Her first lead vocal performance is on the next track 'Femme Fatale', a ballad about a woman who finds pleasure in toying with her prey’s emotions. “You’re written in the book / you’re number thirty-seven have a look” Nico’s unique singing voice (further perpetuated by her thick Teutonic accent), the soft guitar arpeggios, drum brushed snare hits and walking bass lines work together so naturally yet masterfully that it sounds like heaven.

'Venus in Furs' displays a mastery of tension that never quit eases down – Reed’s ostrich tuned (a guitar which has all its strings tuned to the same note) guitar, Cale’s scintillating viola and Maureen Tucker’s booming drums and tambourine morph the track into an unstoppable god-level juggernaut. 

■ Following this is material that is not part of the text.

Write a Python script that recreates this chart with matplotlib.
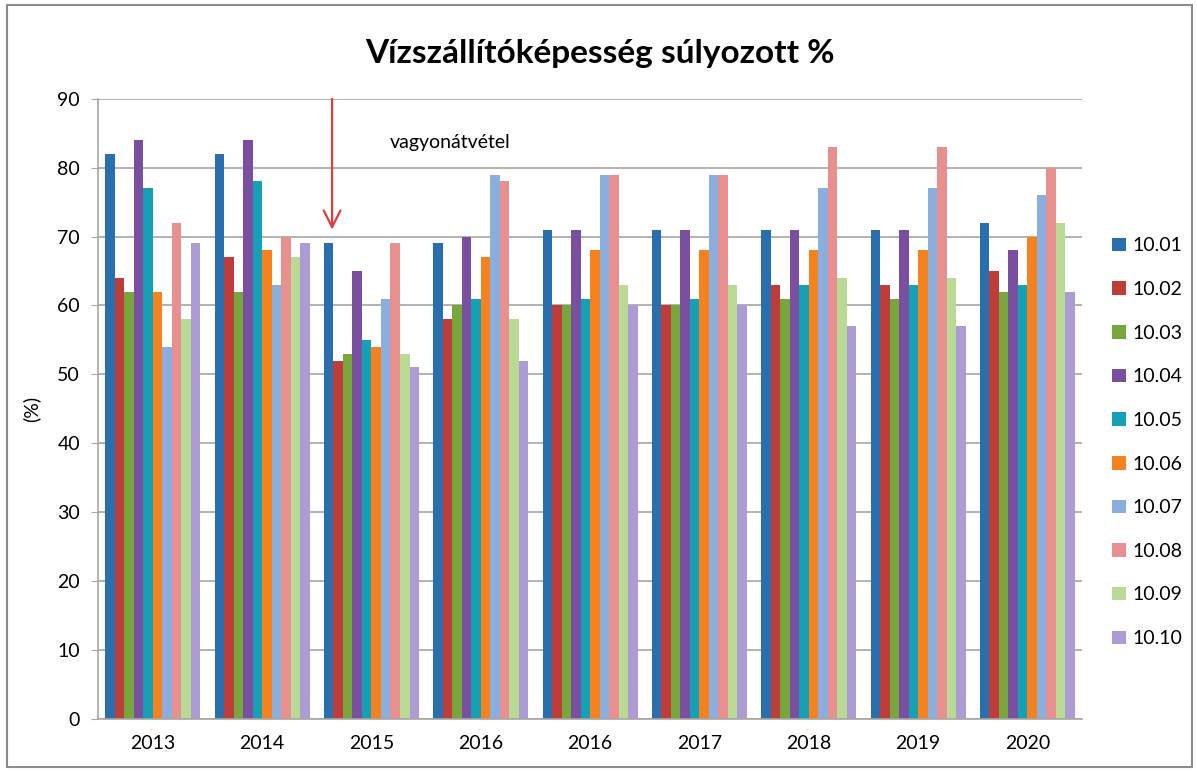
import numpy as np
import matplotlib.pyplot as plt
from matplotlib.patches import Rectangle

plt.rcParams["font.family"] = ["Lato", "DejaVu Sans"]

years = ["2013", "2014", "2015", "2016", "2016", "2017", "2018", "2019", "2020"]
series = ["10.01", "10.02", "10.03", "10.04", "10.05",
          "10.06", "10.07", "10.08", "10.09", "10.10"]

# one row per series, one value per year
v1001 = [82, 82, 69, 69, 71, 71, 71, 71, 72]
v1002 = [64, 67, 52, 58, 60, 60, 63, 63, 65]
v1003 = [62, 62, 53, 60, 60, 60, 61, 61, 62]
v1004 = [84, 84, 65, 70, 71, 71, 71, 71, 68]
v1005 = [77, 78, 55, 61, 61, 61, 63, 63, 63]
v1006 = [62, 68, 54, 67, 68, 68, 68, 68, 70]
v1007 = [54, 63, 61, 79, 79, 79, 77, 77, 76]
v1008 = [72, 70, 69, 78, 79, 79, 83, 83, 80]
v1009 = [58, 67, 53, 58, 63, 63, 64, 64, 72]
v1010 = [69, 69, 51, 52, 60, 60, 57, 57, 62]
values = [v1001, v1002, v1003, v1004, v1005, v1006, v1007, v1008, v1009, v1010]

colors = ["#2a6fad", "#be3c3a", "#77a73c", "#7a4f9f", "#14a1b5",
          "#f5821f", "#8aaedd", "#e8908f", "#b9da95", "#ad9bd3"]

fig = plt.figure(figsize=(11.97, 7.72), dpi=100)
fig.patches.append(Rectangle((0.006, 0.006), 0.99, 0.988, transform=fig.transFigure,
                             fill=False, edgecolor="#8c8c8c", linewidth=1.5))
ax = fig.add_axes([0.082, 0.069, 0.822, 0.803])

x = np.arange(len(years))
w = 0.087
for i, (name, vals) in enumerate(zip(series, values)):
    ax.bar(x + (i - 4.5) * w, vals, width=w, color=colors[i], label=name, zorder=2)

ax.set_xlim(-0.5, len(years) - 0.5)
ax.set_ylim(0, 90)
ax.set_yticks(range(0, 91, 10))
ax.set_xticks(x)
ax.set_xticklabels(years)
ax.yaxis.grid(True, color="#a8a5a2", linewidth=1.2, zorder=0)
ax.set_axisbelow(True)
for s in ["top", "right"]:
    ax.spines[s].set_visible(False)
for s in ["left", "bottom"]:
    ax.spines[s].set_color("#a8a5a2")
    ax.spines[s].set_linewidth(1.2)
ax.tick_params(axis="y", length=5, color="#a8a5a2", labelsize=14, pad=8)
ax.tick_params(axis="x", length=0, labelsize=14, pad=12)
ax.set_ylabel("(%)", fontsize=14, labelpad=12)

ax.set_title("Vízszállítóképesség súlyozott %", fontsize=24, fontweight="bold",
             pad=26, x=0.51)

ax.annotate("", xy=(1.64, 70.6), xytext=(1.64, 90.4),
            arrowprops=dict(arrowstyle="->", color="#d9403a", lw=1.6,
                            mutation_scale=30),
            annotation_clip=False)
ax.text(2.17, 83.6, "vagyonátvétel", fontsize=14, va="center", ha="left")

ax.legend(loc="center left", bbox_to_anchor=(1.013, 0.446), frameon=False,
          fontsize=14, handlelength=0.7, handleheight=0.7, labelspacing=1.37,
          handletextpad=0.35)

fig.savefig("out.png", dpi=100)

'Run Run Run' is alarmingly infectious and exciting with it’s Dylan-esque guitar melody, 'All Tomorrow’s Parties' has rich experimental instrumentation (prepared piano: with a chain of paper clips interlaced with the piano strings) but “Heroin” contains every bit of ambition and length that could make it the album's centrepiece.

The 7-minute experiment is triumphant, grandiose and gut wrenchingly noisy. Unlike 'Venus in Furs', there are clear builds and rests – the tension leaps out and attacks, no less as it’s written from the narrator’s standpoint about the thrills and conscious lows that come with drug abuse. Cacophonous and harrowing, Cale’s violas are sinister and hectic while Sterling Morrison’s guitar playing can get relaxed and tranquil at some moments.

Reed’s lyrics are passionately poetic, descriptive and are adorned with vivid imagery. On 'All Tomorrow’s Parties', he borrows elements from the nursery rhyme Monday’s Child, and fuses analogies on the passage of time with feelings of apprehension and premonition that a young person could face growing up.

On 'I’ll Be Your Mirror', Reed connects these metaphors: of mirrors, door lights, the natural imagery of the wind, rain and not discounting the sun with a romanticism that aligns with the narrative of the track so earnestly. “When you think the night has seen your mind / that inside you’re twisted and unkind / let me stand to show that you are blind / please put down your hands / because I see you.” 

The album's overall iconoclastic volatility might've stemmed from the album's tense recording sessions. Dissatisfied with Nico’s vocals on the track — which grew more aggressive with each take — her bandmates made her record the song again and again. As she was left on the verge of tears, they suggested doing one more take and said that they’d scrap the song if she didn’t get it right.

And she did, or to the bandmates at least. For as all-encompassing as the album is however, it isn’t without its flaws. In spite of an ending of sorts “You’d better say so long / your clown’s bid you goodbye”, the garbled instrumental might have been a little abrupt and could have benefited from a more conclusive finish. 

There’s just about a great number of ways to interpret this benchmark of a record. There’s even a detailed and reasoned fan theory on Reddit detailing the entire album about a man’s volatile romance with his drug dealer, with a narrative that flows throughout the tracks on the album.

But maybe the most tangible and enduring ways this record was transpired as were in the “benchmark” genre defining albums and sounds that came to be in the next half-century. Would David Bowie’s glam and art rock heavy Hunky Dory and The Rise and Fall Of Ziggy Stardust And The Spiders From Mars sound different in a world without this record? Would there be The Ramones, Sonic Youth or even Black Flag? The record’s influence isn’t just limited to the confines of art and punk rock, where would shoegaze bands like the Jesus and Mary Chain, My Bloody Valentine, or Ride even be? 

It’s simply inconceivable to push forth a rhetoric listing anything even close to the complete influence of the record. But even as you remove its endless influence on decades of music, it remains a spellbinding and harrowing piece of rock music.


If you like this, you'll also like: The United States of America's self-titled, The Mothers of Invention's Freak Out!, Nico's Chelsea Girl.